What is the maximum packet size for a TCP connection?

This question is also somewhat ambiguous, but for a different reason: the size of IP packets that a TCP stack uses to send data is chosen by the stack itself, and the user or application writing to the socket has very little control over packet-sizes. TCP stacks are free to:

  • Amalgamate multiple small chunks of data written separately to the socket into a single IP packet; and
  • Segment a single large block of data written once to the socket into multiple IP packet.

The user can set the TCP_NODELAY option on a socket as a hint to the stack that it should avoid the first behaviour and send every write to the socket immediately in a separate packet, but there is no way to disable the latter behaviour. In particular, the TCP stack will do its very best to avoid fragmentation, and sending IP packets that exceed the MTU will result in fragmentation.

Generally TCP will do an excellent job of using the largest packet size possible to minimize the overheads of IP and TCP headers, while avoiding fragmentation. TCP implementations typically start with the MTU of the interface as the limit to respect to avoid fragmentation; however, a link on the route the receiver may have a smaller MTU. To detect this, TCP generally sets the DF (don’t fragment) flag in the IP header which should result in the device with the smaller MTU sending back an ICMP message to this effect (specifically a Destination Unreachable message with code 4). In response to this, the sender will reduce its maximum segment size to avoid the need for fragmentation.
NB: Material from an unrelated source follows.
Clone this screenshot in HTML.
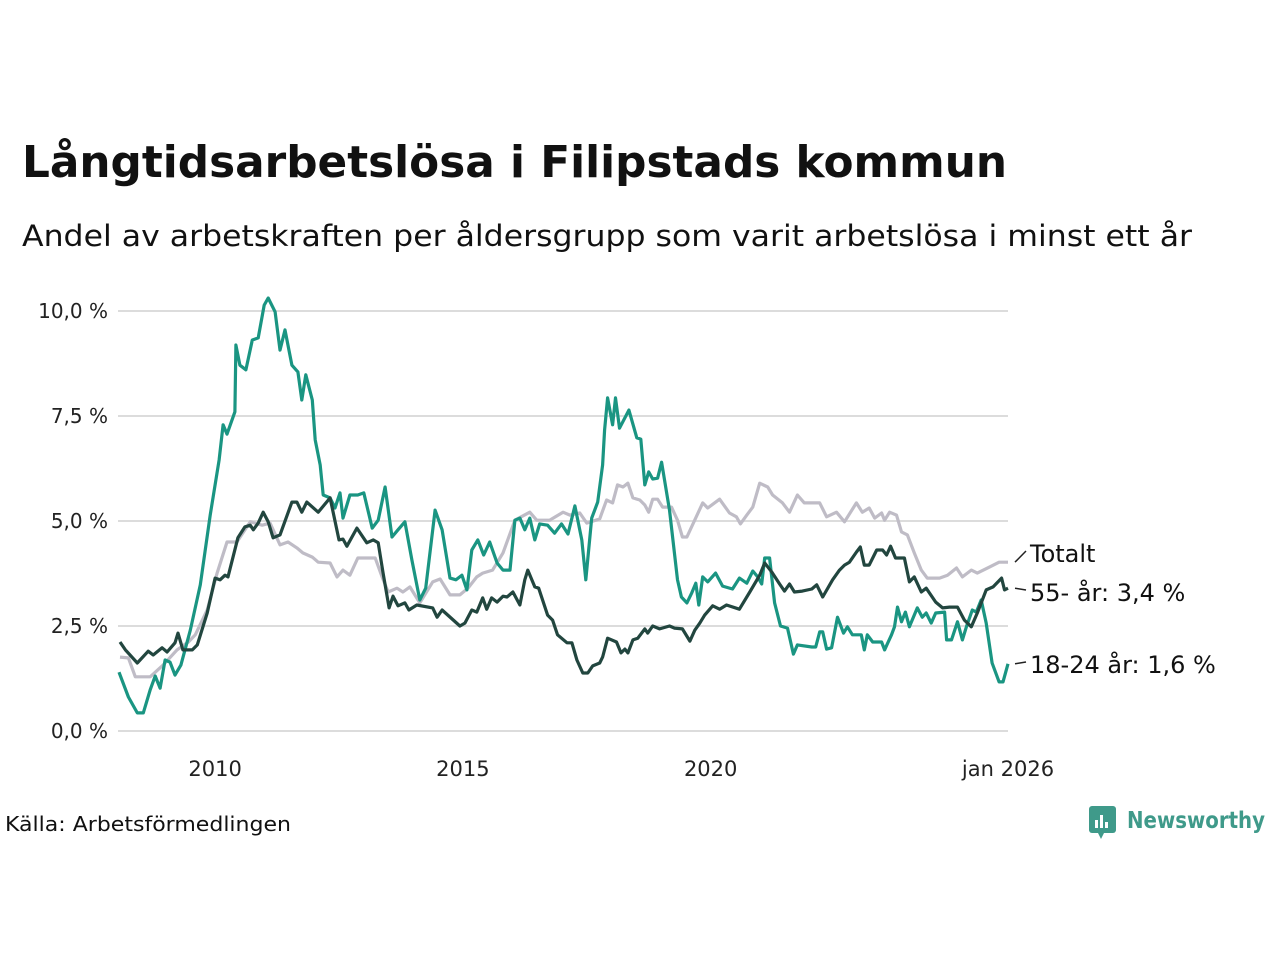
<!DOCTYPE html>
<html><head><meta charset="utf-8"><style>
html,body{margin:0;padding:0;background:#fff;}
svg{display:block;font-family:"DejaVu Sans","Liberation Sans",sans-serif;}
</style></head><body>
<svg id="chart" width="1280" height="960" viewBox="0 0 1280 960">
<text x="22" y="177" font-size="44" font-weight="bold" fill="#111" textLength="985" lengthAdjust="spacingAndGlyphs">Långtidsarbetslösa i Filipstads kommun</text>
<text x="22" y="246" font-size="29" fill="#111" textLength="1170" lengthAdjust="spacingAndGlyphs">Andel av arbetskraften per åldersgrupp som varit arbetslösa i minst ett år</text>
<g id="grid"></g>
<g id="yticks"></g>
<g id="xticks"></g>
<g id="lines"></g>
<g id="labels"></g>
<text x="5" y="831" font-size="20" fill="#111" textLength="286" lengthAdjust="spacingAndGlyphs">Källa: Arbetsförmedlingen</text>
<g>
<rect x="1089" y="806" width="27" height="27" rx="3" fill="#3f9a8a"/>
<polygon points="1098,833 1104,833 1101,839" fill="#3f9a8a"/>
<rect x="1095" y="820" width="3" height="8" fill="#fff"/><rect x="1100" y="815" width="3" height="13" fill="#fff"/><rect x="1105" y="822" width="3" height="6" fill="#fff"/>
<text x="1127" y="828" font-size="23" font-weight="bold" fill="#3f9a8a" textLength="138" lengthAdjust="spacingAndGlyphs">Newsworthy</text>
</g>
</svg>
<script>
const yTickValues=[0,2.5,5,7.5,10];
const yTickLabels=["0,0 %","2,5 %","5,0 %","7,5 %","10,0 %"];
const xTickValues=[2010,2015,2020,2026];
const xTickLabels=["2010","2015","2020","jan 2026"];
const seriesNames=["Totalt","55- år","18-24 år"];
const endLabels=["Totalt","55- år: 3,4 %","18-24 år: 1,6 %"];
const totalDates=[2008.08,2008.25,2008.39,2008.69,2008.95,2009.23,2009.46,2009.60,2009.84,2010.04,2010.24,2010.44,2010.71,2010.95,2011.11,2011.31,2011.47,2011.65,2011.77,2011.96,2012.08,2012.32,2012.46,2012.58,2012.72,2012.88,2013.23,2013.37,2013.49,2013.67,2013.79,2013.93,2014.13,2014.39,2014.54,2014.74,2014.94,2015.10,2015.28,2015.40,2015.60,2015.81,2016.05,2016.35,2016.49,2016.75,2017.02,2017.16,2017.36,2017.50,2017.76,2017.90,2018.02,2018.12,2018.23,2018.33,2018.43,2018.57,2018.67,2018.75,2018.83,2018.93,2019.03,2019.21,2019.33,2019.43,2019.52,2019.84,2019.94,2020.18,2020.38,2020.52,2020.60,2020.73,2020.85,2020.99,2021.15,2021.25,2021.45,2021.59,2021.75,2021.89,2022.20,2022.34,2022.54,2022.70,2022.94,2023.06,2023.20,2023.31,2023.45,2023.51,2023.61,2023.75,2023.85,2023.97,2024.11,2024.25,2024.37,2024.62,2024.78,2024.96,2025.08,2025.26,2025.38,2025.62,2025.82,2026.00];
const totalValues=[1.76,1.74,1.29,1.29,1.57,1.93,2.12,2.29,2.88,3.76,4.50,4.50,4.98,4.90,4.95,4.43,4.50,4.36,4.24,4.14,4.02,4.00,3.67,3.83,3.71,4.12,4.12,3.67,3.31,3.40,3.31,3.43,3.05,3.55,3.62,3.24,3.24,3.40,3.67,3.76,3.83,4.24,5.02,5.21,5.02,5.02,5.21,5.14,5.19,4.95,5.05,5.50,5.43,5.86,5.81,5.90,5.55,5.50,5.38,5.21,5.52,5.52,5.33,5.33,5.02,4.62,4.62,5.43,5.31,5.52,5.19,5.10,4.93,5.14,5.33,5.90,5.81,5.62,5.43,5.21,5.62,5.43,5.43,5.10,5.21,4.98,5.43,5.21,5.31,5.07,5.19,5.02,5.21,5.14,4.74,4.67,4.24,3.83,3.64,3.64,3.71,3.88,3.67,3.83,3.76,3.90,4.02,4.02];
const olderDates=[2008.08,2008.19,2008.43,2008.65,2008.75,2008.93,2009.03,2009.19,2009.25,2009.35,2009.54,2009.64,2009.84,2010.00,2010.10,2010.20,2010.26,2010.46,2010.60,2010.71,2010.77,2010.87,2010.97,2011.07,2011.17,2011.31,2011.55,2011.65,2011.75,2011.85,2012.08,2012.32,2012.50,2012.58,2012.66,2012.86,2013.06,2013.19,2013.29,2013.39,2013.51,2013.59,2013.69,2013.83,2013.91,2014.07,2014.39,2014.48,2014.58,2014.94,2015.04,2015.18,2015.28,2015.40,2015.48,2015.58,2015.69,2015.81,2015.89,2016.01,2016.15,2016.25,2016.31,2016.45,2016.53,2016.71,2016.81,2016.91,2017.10,2017.20,2017.30,2017.42,2017.52,2017.62,2017.76,2017.82,2017.92,2018.10,2018.19,2018.27,2018.33,2018.43,2018.53,2018.67,2018.73,2018.83,2018.97,2019.17,2019.27,2019.43,2019.58,2019.68,2019.78,2019.88,2020.04,2020.18,2020.32,2020.58,2020.79,2020.99,2021.09,2021.23,2021.39,2021.49,2021.59,2021.69,2021.85,2022.04,2022.14,2022.26,2022.46,2022.60,2022.70,2022.80,2022.94,2023.02,2023.10,2023.20,2023.35,2023.47,2023.55,2023.63,2023.73,2023.91,2024.01,2024.11,2024.25,2024.35,2024.54,2024.68,2024.82,2024.98,2025.12,2025.26,2025.38,2025.56,2025.70,2025.87,2025.93,2026.00];
const olderValues=[2.12,1.93,1.62,1.90,1.81,1.98,1.88,2.10,2.33,1.93,1.93,2.05,2.81,3.64,3.60,3.71,3.67,4.60,4.86,4.90,4.79,4.95,5.21,4.98,4.60,4.67,5.45,5.45,5.21,5.45,5.21,5.55,4.55,4.57,4.40,4.83,4.48,4.55,4.48,3.76,2.93,3.21,2.98,3.05,2.88,3.00,2.93,2.71,2.88,2.50,2.57,2.88,2.83,3.17,2.90,3.17,3.07,3.21,3.19,3.31,3.00,3.60,3.83,3.43,3.40,2.76,2.64,2.29,2.10,2.10,1.69,1.38,1.38,1.55,1.62,1.76,2.21,2.12,1.86,1.95,1.86,2.17,2.21,2.43,2.33,2.50,2.43,2.50,2.45,2.43,2.14,2.40,2.57,2.76,2.98,2.90,3.00,2.90,3.31,3.71,4.00,3.79,3.50,3.33,3.50,3.31,3.33,3.38,3.48,3.19,3.60,3.83,3.95,4.02,4.26,4.38,3.95,3.95,4.31,4.31,4.19,4.40,4.12,4.12,3.55,3.67,3.31,3.40,3.07,2.93,2.95,2.95,2.64,2.48,2.81,3.36,3.43,3.64,3.36,3.40];
const youthDates=[2008.06,2008.25,2008.43,2008.55,2008.69,2008.79,2008.89,2008.99,2009.09,2009.19,2009.31,2009.50,2009.70,2009.90,2010.08,2010.16,2010.24,2010.40,2010.42,2010.50,2010.62,2010.75,2010.87,2010.99,2011.07,2011.21,2011.31,2011.41,2011.55,2011.67,2011.75,2011.83,2011.96,2012.02,2012.12,2012.18,2012.32,2012.42,2012.52,2012.58,2012.72,2012.88,2013.00,2013.17,2013.29,2013.43,2013.57,2013.69,2013.83,2013.97,2014.13,2014.25,2014.44,2014.58,2014.74,2014.86,2014.98,2015.08,2015.18,2015.30,2015.42,2015.54,2015.69,2015.81,2015.95,2016.05,2016.15,2016.25,2016.35,2016.45,2016.55,2016.71,2016.85,2016.99,2017.12,2017.26,2017.40,2017.48,2017.60,2017.72,2017.82,2017.86,2017.92,2018.02,2018.08,2018.16,2018.35,2018.51,2018.59,2018.67,2018.75,2018.83,2018.93,2019.01,2019.17,2019.33,2019.41,2019.52,2019.62,2019.70,2019.76,2019.84,2019.94,2020.10,2020.24,2020.44,2020.58,2020.73,2020.85,2020.95,2021.03,2021.09,2021.19,2021.29,2021.41,2021.55,2021.67,2021.75,2022.04,2022.12,2022.20,2022.26,2022.34,2022.44,2022.56,2022.68,2022.76,2022.86,2023.04,2023.10,2023.16,2023.27,2023.45,2023.51,2023.65,2023.71,2023.77,2023.85,2023.93,2024.01,2024.17,2024.27,2024.35,2024.45,2024.54,2024.72,2024.76,2024.86,2024.98,2025.08,2025.16,2025.28,2025.36,2025.46,2025.56,2025.68,2025.82,2025.90,2026.00];
const youthValues=[1.40,0.81,0.43,0.43,0.98,1.31,1.02,1.69,1.64,1.33,1.57,2.40,3.48,5.14,6.45,7.29,7.07,7.60,9.19,8.71,8.60,9.31,9.36,10.14,10.31,9.98,9.07,9.55,8.71,8.55,7.88,8.48,7.88,6.93,6.33,5.62,5.55,5.31,5.67,5.07,5.62,5.62,5.67,4.83,5.02,5.81,4.62,4.79,4.98,4.07,3.12,3.40,5.26,4.79,3.64,3.60,3.71,3.36,4.31,4.55,4.19,4.50,4.00,3.83,3.83,5.02,5.07,4.79,5.07,4.55,4.93,4.90,4.71,4.93,4.69,5.36,4.55,3.60,5.07,5.45,6.33,7.17,7.93,7.29,7.93,7.21,7.64,6.98,6.95,5.86,6.17,6.00,6.02,6.40,5.26,3.60,3.19,3.05,3.29,3.52,3.00,3.67,3.55,3.76,3.45,3.38,3.64,3.52,3.81,3.67,3.50,4.12,4.12,3.05,2.50,2.45,1.83,2.05,2.00,2.00,2.36,2.36,1.95,1.98,2.71,2.33,2.48,2.29,2.29,1.93,2.29,2.12,2.12,1.93,2.29,2.48,2.95,2.60,2.83,2.48,2.93,2.71,2.81,2.57,2.81,2.83,2.17,2.17,2.60,2.17,2.48,2.88,2.83,3.12,2.57,1.62,1.17,1.17,1.60];

const NS="http://www.w3.org/2000/svg";
const X0=118,X1=1008,D0=2008.04,D1=2026.0,Y0=731,Y1=311;
function xs(d){return X0+(d-D0)/(D1-D0)*(X1-X0);}
function ys(v){return Y0-(v/10)*(Y0-Y1);}
function mk(tag,attrs,parent){const e=document.createElementNS(NS,tag);for(const k in attrs)e.setAttribute(k,attrs[k]);parent.appendChild(e);return e;}
const grid=document.getElementById('grid'),yt=document.getElementById('yticks'),xt=document.getElementById('xticks'),lines=document.getElementById('lines'),labels=document.getElementById('labels');
yTickValues.forEach((v,i)=>{
  const l=mk('line',{x1:118,x2:1008,y1:ys(v),y2:ys(v),stroke:'#dcdcdc','stroke-width':2},grid);
  
  
  const t=mk('text',{x:108,y:ys(v)+7,'text-anchor':'end','font-size':20,fill:'#222'},yt);
  t.textContent=yTickLabels[i];
  
  
});
xTickValues.forEach((v,i)=>{
  const t=mk('text',{x:xs(v),y:776,'text-anchor':'middle','font-size':21,fill:'#222'},xt);
  t.textContent=xTickLabels[i];
  
  
});
const series=[[totalDates,totalValues,'#bfbcc6','series-totalt'],[youthDates,youthValues,'#1a9582','series-18-24'],[olderDates,olderValues,'#22463f','series-55-plus']];
series.forEach(s=>{
  const d=s[0].map((dt,i)=>(i?'L':'M')+xs(dt).toFixed(1)+','+ys(s[1][i]).toFixed(1)).join('');
  const p=mk('path',{d:d,fill:'none',stroke:s[2],'stroke-width':3.2,'stroke-linejoin':'round'},lines);
  
  
});
const ends=[[totalValues,553],[olderValues,592],[youthValues,664]];
ends.forEach((e,i)=>{
  const yv=ys(e[0][e[0].length-1]);
  const ln=mk('line',{x1:1015,x2:1026,y1:yv,y2:e[1]-2,stroke:'#222','stroke-width':1.5},labels);
  
  
  const t=mk('text',{x:1030,y:e[1]+9,'font-size':24,fill:'#111'},labels);
  t.textContent=endLabels[i];
  
  
});
</script>
</body></html>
Note that it is possible for this mechanism to run into problems: some devices are configured not to send ICMP messages, and some firewalls will block all ICMP traffic. In this case, the TCP connection will get established, since the packets used in the three-way handshake are (almost certainly) no bigger than the path MTU; any small application control packets will likely be successfully transferred, but as soon as bulk data starts to flow, the sender will use segments as large as allowed by the local MTU. Once these hit the link with the smaller MTU, the DF flag means they will not be forwarded, but the lack of ICMP messages means the sender gets no indication of this, and the packets disappear into a black hole.

In short, the maximum packet-size that TCP will use is limited by the path MTU.